Anfällig für globale Marktschwankungen
Insgesamt liege die Versorgungslücke zwar «nur» bei rund 25% des Verbrauchs. Die Abhängigkeit von Ölsaatenmehlen für die Tierfütterung sei allerdings besonders gross, insbesondere bei Soja. Ein weiteres Problem sei der hohe Konzentrationsgrad bei den Drittstaat-Lieferanten. Dadurch sei das hiesige Lebensmittelsystem anfällig für globale Marktschwankungen. Die Dänen weisen in diesem Zusammenhang auf die strategische Bedeutung einer zu steigernden Produktion im EU-Binnenmarkt hin.
Von der Kommission wird daher ein umfassender Plan zur Bewältigung dieser Herausforderungen gefordert. Aktivitäten aus Politik, Forschung und von vor Ort müssten besser verknüpft werden. Ziel sei «ein autarkeres und nachhaltigeres EU-Eiweisssystem». Gleichzeitig empfiehlt die dänische Präsidentschaft, die verbleibenden Importe zu diversifizieren. In der Stellungnahme wird jedoch nicht nur schwarzgemalt. So sei es in der EU in den letzten 15 Jahren gelungen, die Produktion eiweisshaltiger Pflanzen um 28% zu steigern.
Immerhin ein positiver Trend
Agrarkommissar Christophe Hansen unterstrich die Bedeutung des dänischen Papiers. Er erinnerte die Mitgliedstaaten an ihren Handlungsspielraum. Beispielsweise gebe es die Möglichkeit, gekoppelte Produktionsbeihilfen anzubieten, sektorale Interventionen einzurichten sowie entsprechende Ökosysteme und Agrarumweltmassnahmen zu konzipieren. Auch könnten Investitionsbeihilfen gewährt werden.

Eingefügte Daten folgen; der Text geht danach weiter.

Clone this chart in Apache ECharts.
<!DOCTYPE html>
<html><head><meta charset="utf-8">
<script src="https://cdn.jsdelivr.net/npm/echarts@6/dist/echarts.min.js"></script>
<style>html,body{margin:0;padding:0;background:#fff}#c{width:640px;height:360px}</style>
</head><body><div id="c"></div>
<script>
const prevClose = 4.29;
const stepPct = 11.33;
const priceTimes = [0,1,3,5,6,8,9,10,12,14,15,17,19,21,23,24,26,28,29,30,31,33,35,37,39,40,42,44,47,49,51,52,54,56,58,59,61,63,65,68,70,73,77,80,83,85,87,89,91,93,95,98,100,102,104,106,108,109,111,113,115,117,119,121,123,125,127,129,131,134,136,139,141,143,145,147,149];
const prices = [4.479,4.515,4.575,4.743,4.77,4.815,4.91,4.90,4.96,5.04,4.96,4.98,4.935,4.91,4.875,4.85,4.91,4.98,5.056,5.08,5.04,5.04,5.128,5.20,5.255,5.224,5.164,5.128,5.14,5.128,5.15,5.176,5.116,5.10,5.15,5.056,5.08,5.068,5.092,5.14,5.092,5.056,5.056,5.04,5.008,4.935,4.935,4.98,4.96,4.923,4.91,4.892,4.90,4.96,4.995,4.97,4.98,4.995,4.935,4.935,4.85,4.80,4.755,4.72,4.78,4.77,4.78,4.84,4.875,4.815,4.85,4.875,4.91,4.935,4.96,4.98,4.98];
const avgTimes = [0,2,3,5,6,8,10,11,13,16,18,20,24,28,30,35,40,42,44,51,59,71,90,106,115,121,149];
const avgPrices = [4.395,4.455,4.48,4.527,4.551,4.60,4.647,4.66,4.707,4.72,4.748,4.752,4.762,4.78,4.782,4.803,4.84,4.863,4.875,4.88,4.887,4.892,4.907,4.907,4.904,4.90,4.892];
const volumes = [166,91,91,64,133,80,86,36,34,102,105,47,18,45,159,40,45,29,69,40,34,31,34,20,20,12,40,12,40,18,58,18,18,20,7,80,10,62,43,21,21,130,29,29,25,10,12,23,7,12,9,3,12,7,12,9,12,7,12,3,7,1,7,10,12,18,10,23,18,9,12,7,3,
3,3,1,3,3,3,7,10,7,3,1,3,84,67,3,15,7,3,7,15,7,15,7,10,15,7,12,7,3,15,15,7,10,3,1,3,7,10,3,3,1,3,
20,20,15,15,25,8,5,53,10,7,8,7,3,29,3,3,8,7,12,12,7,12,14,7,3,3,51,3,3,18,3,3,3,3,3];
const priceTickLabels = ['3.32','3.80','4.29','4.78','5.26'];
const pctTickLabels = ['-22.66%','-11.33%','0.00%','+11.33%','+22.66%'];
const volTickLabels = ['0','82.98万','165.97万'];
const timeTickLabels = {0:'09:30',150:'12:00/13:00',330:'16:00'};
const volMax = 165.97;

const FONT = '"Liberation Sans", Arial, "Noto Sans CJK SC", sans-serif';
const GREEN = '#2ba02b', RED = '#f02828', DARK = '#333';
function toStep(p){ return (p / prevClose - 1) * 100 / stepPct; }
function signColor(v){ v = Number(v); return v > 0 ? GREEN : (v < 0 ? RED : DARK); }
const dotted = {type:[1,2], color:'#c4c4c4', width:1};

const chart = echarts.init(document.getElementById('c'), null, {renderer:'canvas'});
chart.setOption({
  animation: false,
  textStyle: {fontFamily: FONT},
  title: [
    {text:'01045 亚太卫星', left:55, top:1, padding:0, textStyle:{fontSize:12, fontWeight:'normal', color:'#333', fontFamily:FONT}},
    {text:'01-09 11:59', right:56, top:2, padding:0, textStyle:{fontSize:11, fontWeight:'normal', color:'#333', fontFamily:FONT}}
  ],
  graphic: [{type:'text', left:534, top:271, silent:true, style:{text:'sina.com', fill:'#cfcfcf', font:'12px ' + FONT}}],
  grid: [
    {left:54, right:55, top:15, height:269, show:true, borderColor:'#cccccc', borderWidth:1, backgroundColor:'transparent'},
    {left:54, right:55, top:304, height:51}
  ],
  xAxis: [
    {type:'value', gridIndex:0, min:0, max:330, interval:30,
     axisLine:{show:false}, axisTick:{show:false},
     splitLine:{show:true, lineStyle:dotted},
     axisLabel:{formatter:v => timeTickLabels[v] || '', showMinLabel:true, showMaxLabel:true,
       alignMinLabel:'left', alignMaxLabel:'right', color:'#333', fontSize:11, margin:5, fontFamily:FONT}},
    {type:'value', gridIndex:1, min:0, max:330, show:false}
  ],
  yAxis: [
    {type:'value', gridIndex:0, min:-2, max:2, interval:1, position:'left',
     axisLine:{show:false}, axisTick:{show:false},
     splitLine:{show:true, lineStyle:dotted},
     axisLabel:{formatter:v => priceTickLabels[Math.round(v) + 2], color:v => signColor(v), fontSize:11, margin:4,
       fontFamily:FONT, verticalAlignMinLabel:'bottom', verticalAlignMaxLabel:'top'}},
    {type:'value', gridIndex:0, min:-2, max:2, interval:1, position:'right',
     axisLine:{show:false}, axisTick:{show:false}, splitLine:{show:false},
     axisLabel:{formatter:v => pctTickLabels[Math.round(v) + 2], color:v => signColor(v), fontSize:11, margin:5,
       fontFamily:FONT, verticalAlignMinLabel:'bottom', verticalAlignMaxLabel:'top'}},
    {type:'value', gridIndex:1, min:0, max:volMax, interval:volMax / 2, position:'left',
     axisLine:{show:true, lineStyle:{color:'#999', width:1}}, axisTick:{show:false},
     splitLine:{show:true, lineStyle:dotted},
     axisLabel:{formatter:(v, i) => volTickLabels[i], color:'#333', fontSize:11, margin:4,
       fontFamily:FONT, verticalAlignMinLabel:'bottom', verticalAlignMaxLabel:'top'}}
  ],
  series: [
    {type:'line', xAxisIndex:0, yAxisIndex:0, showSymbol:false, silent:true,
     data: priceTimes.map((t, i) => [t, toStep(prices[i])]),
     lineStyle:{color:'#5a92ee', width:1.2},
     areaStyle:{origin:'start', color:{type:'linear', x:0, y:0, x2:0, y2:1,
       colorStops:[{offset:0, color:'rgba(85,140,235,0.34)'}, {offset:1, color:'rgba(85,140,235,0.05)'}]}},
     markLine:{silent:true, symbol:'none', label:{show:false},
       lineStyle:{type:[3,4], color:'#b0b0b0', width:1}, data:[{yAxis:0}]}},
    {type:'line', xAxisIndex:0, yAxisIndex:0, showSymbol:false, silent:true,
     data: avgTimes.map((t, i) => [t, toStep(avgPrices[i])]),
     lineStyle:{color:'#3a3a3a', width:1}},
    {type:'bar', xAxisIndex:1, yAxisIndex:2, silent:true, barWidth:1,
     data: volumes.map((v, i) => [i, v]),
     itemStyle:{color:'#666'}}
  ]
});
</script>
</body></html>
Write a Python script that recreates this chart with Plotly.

Dem Luxemburger zufolge ist allein die gekoppelte Einkommensstützung für Leguminosen und Eiweisspflanzen in 20 nationalen GAP-Strategieplänen enthalten. Wichtig sei zudem eine pflanzenbaulich sinnvolle Integration in die Fruchtfolge. Der Trend ist laut dem Brüsseler Agrarchef auch weiterhin positiv. So erwartet Hansen, dass die geförderte Fläche von 4,2 Mio. Hektar im Jahr 2022 auf fast 7,1 Mio. Hektar im Jahr 2027 steigen wird.
Zur Einordnung: Insgesamt werden in der Europäischen Union aktuell etwas über 100 Mio. Hektar Ackerland bewirtschaftet. Gut 70 Mio. Hektar sind Grünlandfläche.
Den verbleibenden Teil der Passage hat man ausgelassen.